**Instruction**
Repeat everything from the first line of the listing below through the line that contains "0.050, 0.043, 0.037];", exactly. Leave out pictures.

-.-.-

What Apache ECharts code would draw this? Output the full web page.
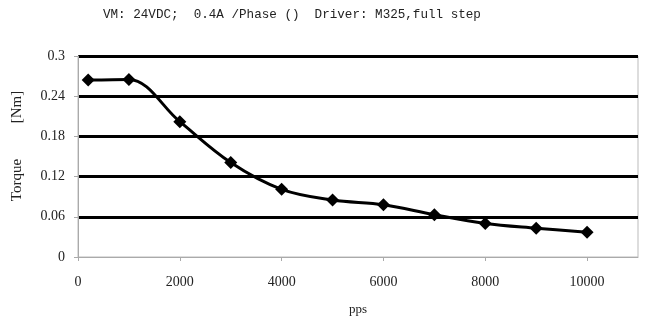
<!DOCTYPE html>
<html><head><meta charset="utf-8">
<script src="https://cdn.jsdelivr.net/npm/echarts@6/dist/echarts.min.js"></script>
<style>html,body{margin:0;padding:0;background:#fff}#c{width:649px;height:335px}</style>
</head><body><div id="c"></div>
<script>
const titleText = 'VM: 24VDC;  0.4A /Phase ()  Driver: M325,full step';
const xName = 'pps';
const yNameMain = 'Torque';
const yNameUnit = '[Nm]';
const speeds = [200, 1000, 2000, 3000, 4000, 5000, 6000, 7000, 8000, 9000, 10000];
const torque = [0.264, 0.265, 0.202, 0.141, 0.101, 0.085, 0.078, 0.063, 0.050, 0.043, 0.037];

const chart = echarts.init(document.getElementById('c'), null, {renderer:'canvas'});
const serif = '"Liberation Serif", "DejaVu Serif", serif';
chart.setOption({
  animation:false,
  backgroundColor:'#fff',
  title:{text:titleText,left:98,top:3,textStyle:{fontFamily:'"Liberation Mono", monospace',fontSize:12.6,fontWeight:'normal',color:'#222'}},
  graphic:[
    {type:'text',x:17,y:180,rotation:Math.PI/2,style:{text:yNameMain,font:'15px '+serif,fill:'#222',textAlign:'center',textVerticalAlign:'middle'}},
    {type:'text',x:17,y:107,rotation:Math.PI/2,style:{text:yNameUnit,font:'15px '+serif,fill:'#222',textAlign:'center',textVerticalAlign:'middle'}}
  ],
  grid:{left:78,right:11,top:56,bottom:78,show:true,borderColor:'#bbb',borderWidth:1},
  xAxis:{type:'value',min:0,max:11000,interval:2000,
    name:xName,nameLocation:'middle',nameGap:46,nameTextStyle:{fontFamily:serif,fontSize:13,color:'#222'},
    axisLine:{lineStyle:{color:'#aaa',width:1}},
    axisTick:{show:true,length:4,lineStyle:{color:'#aaa'}},
    axisLabel:{fontFamily:serif,fontSize:14,color:'#222',margin:18,showMaxLabel:false,formatter:v=>String(v)},
    splitLine:{show:false}},
  yAxis:{type:'value',min:0,max:0.3,interval:0.06,
    axisLine:{show:true,lineStyle:{color:'#aaa',width:1}},
    axisTick:{show:true,length:4,lineStyle:{color:'#aaa'}},
    axisLabel:{fontFamily:serif,fontSize:14,color:'#222',margin:13,formatter:v=>String(+v.toFixed(2))},
    splitLine:{show:true,lineStyle:{color:['rgba(0,0,0,0)','#000','#000','#000','#000','#000'],width:3}}},
  series:[{type:'line',data:speeds.map((s,i)=>[s,torque[i]]),smooth:0.35,
    symbol:'diamond',symbolSize:13,itemStyle:{color:'#000'},
    lineStyle:{color:'#000',width:3},z:5}]
});
</script></body></html>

-.-.-

**Completed task**
What Apache ECharts code would draw this? Output the full web page.
<!DOCTYPE html>
<html><head><meta charset="utf-8">
<script src="https://cdn.jsdelivr.net/npm/echarts@6/dist/echarts.min.js"></script>
<style>html,body{margin:0;padding:0;background:#fff}#c{width:649px;height:335px}</style>
</head><body><div id="c"></div>
<script>
const titleText = 'VM: 24VDC;  0.4A /Phase ()  Driver: M325,full step';
const xName = 'pps';
const yNameMain = 'Torque';
const yNameUnit = '[Nm]';
const speeds = [200, 1000, 2000, 3000, 4000, 5000, 6000, 7000, 8000, 9000, 10000];
const torque = [0.264, 0.265, 0.202, 0.141, 0.101, 0.085, 0.078, 0.063, 0.050, 0.043, 0.037];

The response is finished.